## Data provided:
>> Begin

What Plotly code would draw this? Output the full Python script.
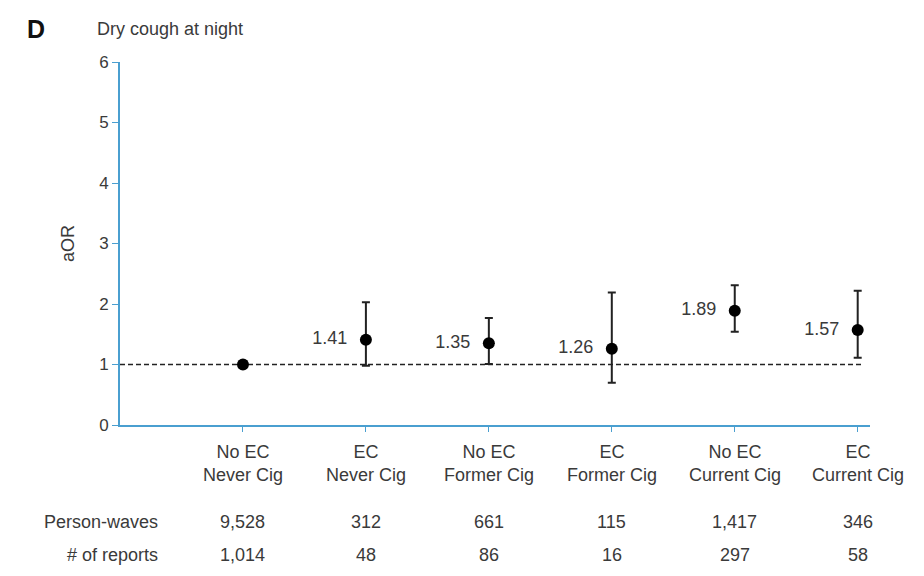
import plotly.graph_objects as go

categories = ["No EC<br>Never Cig", "EC<br>Never Cig", "No EC<br>Former Cig",
              "EC<br>Former Cig", "No EC<br>Current Cig", "EC<br>Current Cig"]
aor = [1.00, 1.41, 1.35, 1.26, 1.89, 1.57]
ci_low = [1.00, 0.98, 1.01, 0.70, 1.54, 1.11]
ci_high = [1.00, 2.03, 1.77, 2.19, 2.31, 2.22]
value_labels = ["", "1.41", "1.35", "1.26", "1.89", "1.57"]
person_waves = ["9,528", "312", "661", "115", "1,417", "346"]
n_reports = ["1,014", "48", "86", "16", "297", "58"]
row_labels = ["Person-waves", "# of reports"]
y_ticks = [0, 1, 2, 3, 4, 5, 6]

xs = list(range(len(categories)))
FONT = "Liberation Sans, Arial, sans-serif"
TXT = "#3a3a3a"
AXIS = "#4a9fd0"

fig = go.Figure()

# reference line at aOR = 1
fig.add_trace(go.Scatter(
    x=[-1.0, 5.05], y=[1, 1], mode="lines",
    line=dict(color="#222222", width=1.5, dash="5px,3px"),
    hoverinfo="skip", showlegend=False))

err_plus = [h - v for h, v in zip(ci_high, aor)]
err_minus = [v - l for v, l in zip(aor, ci_low)]

fig.add_trace(go.Scatter(
    x=xs, y=aor, mode="markers+text",
    marker=dict(color="black", size=12),
    error_y=dict(type="data", symmetric=False, array=err_plus, arrayminus=err_minus,
                 color="#222222", thickness=2, width=4),
    text=[t + "  " if t else "" for t in value_labels],
    textposition="middle left",
    textfont=dict(family=FONT, size=18, color=TXT),
    showlegend=False))

annotations = []
# category labels
for x, c in zip(xs, categories):
    annotations.append(dict(x=x, y=-0.04, xref="x", yref="paper", text=c,
                            showarrow=False, yanchor="top",
                            font=dict(family=FONT, size=18, color=TXT)))
# table rows
rows = [person_waves, n_reports]
row_y = [-0.267, -0.358]
for lab, vals, yy in zip(row_labels, rows, row_y):
    annotations.append(dict(x=0.053, y=yy, xref="paper", yref="paper", text=lab,
                            showarrow=False, xanchor="right", yanchor="middle",
                            font=dict(family=FONT, size=18, color=TXT)))
    for x, v in zip(xs, vals):
        annotations.append(dict(x=x, y=yy, xref="x", yref="paper", text=v,
                                showarrow=False, yanchor="middle",
                                font=dict(family=FONT, size=18, color=TXT)))
# panel letter and title
annotations.append(dict(x=-0.127, y=1.092, xref="paper", yref="paper", text="<b>D</b>",
                        showarrow=False, xanchor="left", yanchor="middle",
                        font=dict(family=FONT, size=25, color="#111111")))
annotations.append(dict(x=-0.034, y=1.092, xref="paper", yref="paper",
                        text="Dry cough at night", showarrow=False,
                        xanchor="left", yanchor="middle",
                        font=dict(family=FONT, size=18, color=TXT)))

fig.update_layout(
    width=916, height=568,
    margin=dict(l=112, r=54, t=54, b=151),
    paper_bgcolor="white", plot_bgcolor="white",
    xaxis=dict(range=[-1.0, 5.1], tickvals=xs, ticktext=[""] * len(xs),
               showgrid=False, zeroline=False, showline=True, linecolor=AXIS,
               linewidth=2, ticks="outside", ticklen=5, tickcolor=AXIS,
               fixedrange=True),
    yaxis=dict(range=[0, 6], tickvals=y_ticks, showgrid=False, zeroline=False,
               showline=True, linecolor=AXIS, linewidth=2, ticks="outside",
               ticklen=6, tickcolor=AXIS,
               tickfont=dict(family=FONT, size=17, color=TXT),
               title=dict(text="aOR", font=dict(family=FONT, size=18, color=TXT),
                          standoff=20)),
    annotations=annotations,
)

fig.write_html("out.html")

>> End

Go through the listing above and write it all out exactly, leaving out any picture.

## Task solution:
What Plotly code would draw this? Output the full Python script.
import plotly.graph_objects as go

categories = ["No EC<br>Never Cig", "EC<br>Never Cig", "No EC<br>Former Cig",
              "EC<br>Former Cig", "No EC<br>Current Cig", "EC<br>Current Cig"]
aor = [1.00, 1.41, 1.35, 1.26, 1.89, 1.57]
ci_low = [1.00, 0.98, 1.01, 0.70, 1.54, 1.11]
ci_high = [1.00, 2.03, 1.77, 2.19, 2.31, 2.22]
value_labels = ["", "1.41", "1.35", "1.26", "1.89", "1.57"]
person_waves = ["9,528", "312", "661", "115", "1,417", "346"]
n_reports = ["1,014", "48", "86", "16", "297", "58"]
row_labels = ["Person-waves", "# of reports"]
y_ticks = [0, 1, 2, 3, 4, 5, 6]

xs = list(range(len(categories)))
FONT = "Liberation Sans, Arial, sans-serif"
TXT = "#3a3a3a"
AXIS = "#4a9fd0"

fig = go.Figure()

# reference line at aOR = 1
fig.add_trace(go.Scatter(
    x=[-1.0, 5.05], y=[1, 1], mode="lines",
    line=dict(color="#222222", width=1.5, dash="5px,3px"),
    hoverinfo="skip", showlegend=False))

err_plus = [h - v for h, v in zip(ci_high, aor)]
err_minus = [v - l for v, l in zip(aor, ci_low)]

fig.add_trace(go.Scatter(
    x=xs, y=aor, mode="markers+text",
    marker=dict(color="black", size=12),
    error_y=dict(type="data", symmetric=False, array=err_plus, arrayminus=err_minus,
                 color="#222222", thickness=2, width=4),
    text=[t + "  " if t else "" for t in value_labels],
    textposition="middle left",
    textfont=dict(family=FONT, size=18, color=TXT),
    showlegend=False))

annotations = []
# category labels
for x, c in zip(xs, categories):
    annotations.append(dict(x=x, y=-0.04, xref="x", yref="paper", text=c,
                            showarrow=False, yanchor="top",
                            font=dict(family=FONT, size=18, color=TXT)))
# table rows
rows = [person_waves, n_reports]
row_y = [-0.267, -0.358]
for lab, vals, yy in zip(row_labels, rows, row_y):
    annotations.append(dict(x=0.053, y=yy, xref="paper", yref="paper", text=lab,
                            showarrow=False, xanchor="right", yanchor="middle",
                            font=dict(family=FONT, size=18, color=TXT)))
    for x, v in zip(xs, vals):
        annotations.append(dict(x=x, y=yy, xref="x", yref="paper", text=v,
                                showarrow=False, yanchor="middle",
                                font=dict(family=FONT, size=18, color=TXT)))
# panel letter and title
annotations.append(dict(x=-0.127, y=1.092, xref="paper", yref="paper", text="<b>D</b>",
                        showarrow=False, xanchor="left", yanchor="middle",
                        font=dict(family=FONT, size=25, color="#111111")))
annotations.append(dict(x=-0.034, y=1.092, xref="paper", yref="paper",
                        text="Dry cough at night", showarrow=False,
                        xanchor="left", yanchor="middle",
                        font=dict(family=FONT, size=18, color=TXT)))

fig.update_layout(
    width=916, height=568,
    margin=dict(l=112, r=54, t=54, b=151),
    paper_bgcolor="white", plot_bgcolor="white",
    xaxis=dict(range=[-1.0, 5.1], tickvals=xs, ticktext=[""] * len(xs),
               showgrid=False, zeroline=False, showline=True, linecolor=AXIS,
               linewidth=2, ticks="outside", ticklen=5, tickcolor=AXIS,
               fixedrange=True),
    yaxis=dict(range=[0, 6], tickvals=y_ticks, showgrid=False, zeroline=False,
               showline=True, linecolor=AXIS, linewidth=2, ticks="outside",
               ticklen=6, tickcolor=AXIS,
               tickfont=dict(family=FONT, size=17, color=TXT),
               title=dict(text="aOR", font=dict(family=FONT, size=18, color=TXT),
                          standoff=20)),
    annotations=annotations,
)

fig.write_html("out.html")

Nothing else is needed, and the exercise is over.